----- Raw data

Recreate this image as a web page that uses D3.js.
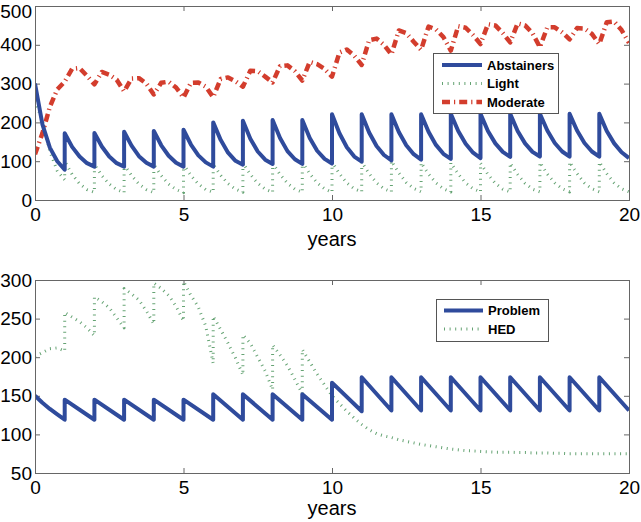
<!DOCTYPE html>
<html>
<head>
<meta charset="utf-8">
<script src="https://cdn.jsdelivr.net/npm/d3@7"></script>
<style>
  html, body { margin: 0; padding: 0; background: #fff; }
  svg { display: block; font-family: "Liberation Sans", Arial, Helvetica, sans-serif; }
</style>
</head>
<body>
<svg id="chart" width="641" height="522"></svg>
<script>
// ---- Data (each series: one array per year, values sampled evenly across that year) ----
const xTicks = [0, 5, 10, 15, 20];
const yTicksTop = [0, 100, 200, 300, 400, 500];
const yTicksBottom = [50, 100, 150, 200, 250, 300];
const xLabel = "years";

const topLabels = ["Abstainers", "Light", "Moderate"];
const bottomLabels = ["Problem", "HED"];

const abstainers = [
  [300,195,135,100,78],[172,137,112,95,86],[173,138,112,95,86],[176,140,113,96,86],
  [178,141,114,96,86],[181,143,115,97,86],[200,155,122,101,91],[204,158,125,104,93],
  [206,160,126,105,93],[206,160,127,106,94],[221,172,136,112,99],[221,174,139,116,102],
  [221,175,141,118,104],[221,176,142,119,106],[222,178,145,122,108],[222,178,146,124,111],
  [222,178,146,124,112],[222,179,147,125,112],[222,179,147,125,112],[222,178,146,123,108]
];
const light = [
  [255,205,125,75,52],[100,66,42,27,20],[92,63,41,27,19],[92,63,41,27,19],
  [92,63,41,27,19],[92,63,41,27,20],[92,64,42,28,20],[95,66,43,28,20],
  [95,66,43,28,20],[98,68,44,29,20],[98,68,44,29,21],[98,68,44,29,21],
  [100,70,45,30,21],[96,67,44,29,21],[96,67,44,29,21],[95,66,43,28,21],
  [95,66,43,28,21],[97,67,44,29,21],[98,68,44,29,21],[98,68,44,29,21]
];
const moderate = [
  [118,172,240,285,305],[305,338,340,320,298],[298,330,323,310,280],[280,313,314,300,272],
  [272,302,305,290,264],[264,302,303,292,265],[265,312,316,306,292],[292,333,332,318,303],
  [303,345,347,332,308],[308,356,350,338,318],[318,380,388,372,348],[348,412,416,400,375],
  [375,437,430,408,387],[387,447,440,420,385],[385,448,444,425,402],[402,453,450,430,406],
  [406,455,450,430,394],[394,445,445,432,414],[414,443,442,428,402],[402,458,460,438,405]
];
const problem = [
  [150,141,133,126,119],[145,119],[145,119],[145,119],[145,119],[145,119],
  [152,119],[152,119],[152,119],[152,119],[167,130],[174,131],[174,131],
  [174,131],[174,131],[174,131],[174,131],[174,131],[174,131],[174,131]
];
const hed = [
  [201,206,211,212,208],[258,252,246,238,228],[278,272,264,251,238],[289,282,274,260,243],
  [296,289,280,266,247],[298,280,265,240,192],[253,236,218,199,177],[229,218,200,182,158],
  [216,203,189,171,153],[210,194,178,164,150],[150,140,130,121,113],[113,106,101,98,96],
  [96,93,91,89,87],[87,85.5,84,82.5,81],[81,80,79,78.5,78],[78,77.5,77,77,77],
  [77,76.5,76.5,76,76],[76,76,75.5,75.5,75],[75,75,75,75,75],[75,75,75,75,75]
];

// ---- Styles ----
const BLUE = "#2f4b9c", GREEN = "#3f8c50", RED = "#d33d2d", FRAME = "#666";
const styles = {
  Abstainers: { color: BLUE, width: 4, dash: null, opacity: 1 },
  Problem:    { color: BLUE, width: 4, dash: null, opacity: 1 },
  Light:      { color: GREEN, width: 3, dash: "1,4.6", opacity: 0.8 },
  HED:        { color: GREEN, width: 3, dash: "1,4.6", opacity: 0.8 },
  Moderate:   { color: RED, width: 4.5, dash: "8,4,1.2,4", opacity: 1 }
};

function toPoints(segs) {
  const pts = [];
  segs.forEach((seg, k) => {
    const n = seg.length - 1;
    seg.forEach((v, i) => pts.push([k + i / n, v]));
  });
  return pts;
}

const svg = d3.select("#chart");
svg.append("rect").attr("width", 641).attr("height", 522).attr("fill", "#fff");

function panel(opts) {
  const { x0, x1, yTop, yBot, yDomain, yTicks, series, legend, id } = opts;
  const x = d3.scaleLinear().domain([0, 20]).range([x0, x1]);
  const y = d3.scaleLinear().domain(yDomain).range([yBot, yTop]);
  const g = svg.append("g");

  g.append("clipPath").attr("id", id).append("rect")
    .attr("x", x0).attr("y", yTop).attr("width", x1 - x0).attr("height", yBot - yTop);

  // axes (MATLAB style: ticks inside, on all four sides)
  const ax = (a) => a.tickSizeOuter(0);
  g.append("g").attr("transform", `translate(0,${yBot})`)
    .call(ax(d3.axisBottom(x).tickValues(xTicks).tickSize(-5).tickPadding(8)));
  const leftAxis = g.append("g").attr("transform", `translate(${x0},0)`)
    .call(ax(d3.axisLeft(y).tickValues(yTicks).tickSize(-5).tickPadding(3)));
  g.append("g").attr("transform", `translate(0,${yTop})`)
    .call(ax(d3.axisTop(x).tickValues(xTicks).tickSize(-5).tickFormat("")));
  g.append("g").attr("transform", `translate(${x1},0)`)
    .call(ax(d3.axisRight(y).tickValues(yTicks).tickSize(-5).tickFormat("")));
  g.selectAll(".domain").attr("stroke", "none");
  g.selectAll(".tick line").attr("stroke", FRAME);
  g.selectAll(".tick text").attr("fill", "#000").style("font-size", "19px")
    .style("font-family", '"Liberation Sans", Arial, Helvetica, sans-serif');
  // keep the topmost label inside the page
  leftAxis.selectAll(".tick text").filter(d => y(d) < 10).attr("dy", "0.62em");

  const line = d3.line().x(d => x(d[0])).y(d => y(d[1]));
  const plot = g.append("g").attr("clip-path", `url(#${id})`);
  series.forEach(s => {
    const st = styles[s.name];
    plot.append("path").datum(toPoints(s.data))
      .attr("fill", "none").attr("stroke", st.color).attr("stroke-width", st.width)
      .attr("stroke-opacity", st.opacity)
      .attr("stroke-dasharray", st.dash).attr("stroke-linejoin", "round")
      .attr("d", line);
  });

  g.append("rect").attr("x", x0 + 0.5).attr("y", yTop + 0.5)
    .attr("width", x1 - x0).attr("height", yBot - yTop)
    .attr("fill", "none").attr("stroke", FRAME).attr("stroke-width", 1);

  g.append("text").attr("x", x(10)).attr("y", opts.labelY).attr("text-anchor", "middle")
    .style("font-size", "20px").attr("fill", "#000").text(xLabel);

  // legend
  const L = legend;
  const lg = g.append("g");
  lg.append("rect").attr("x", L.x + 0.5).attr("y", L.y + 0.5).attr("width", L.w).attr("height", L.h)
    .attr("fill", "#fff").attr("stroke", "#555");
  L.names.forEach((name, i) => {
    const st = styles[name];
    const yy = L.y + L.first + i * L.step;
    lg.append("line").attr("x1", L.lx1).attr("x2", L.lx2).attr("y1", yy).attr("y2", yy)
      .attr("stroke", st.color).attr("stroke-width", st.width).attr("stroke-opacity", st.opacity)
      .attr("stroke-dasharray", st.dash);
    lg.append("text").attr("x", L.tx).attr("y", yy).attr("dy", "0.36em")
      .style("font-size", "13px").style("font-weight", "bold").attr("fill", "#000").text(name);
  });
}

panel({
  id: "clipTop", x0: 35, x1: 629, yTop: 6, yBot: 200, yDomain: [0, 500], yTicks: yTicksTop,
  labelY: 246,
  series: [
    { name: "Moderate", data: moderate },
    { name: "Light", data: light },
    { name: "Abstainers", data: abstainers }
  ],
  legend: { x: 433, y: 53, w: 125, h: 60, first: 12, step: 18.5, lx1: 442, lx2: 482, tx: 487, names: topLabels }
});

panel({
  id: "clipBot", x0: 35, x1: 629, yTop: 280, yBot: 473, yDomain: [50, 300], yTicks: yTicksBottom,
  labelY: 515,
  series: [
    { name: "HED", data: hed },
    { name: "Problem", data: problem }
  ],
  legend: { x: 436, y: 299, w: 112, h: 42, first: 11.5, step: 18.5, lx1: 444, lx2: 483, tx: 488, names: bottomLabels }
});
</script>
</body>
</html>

----------

■ **To do**
Work out how many lines of the listing above include the word "page". Report only the number.

■ **Answer to the task**
2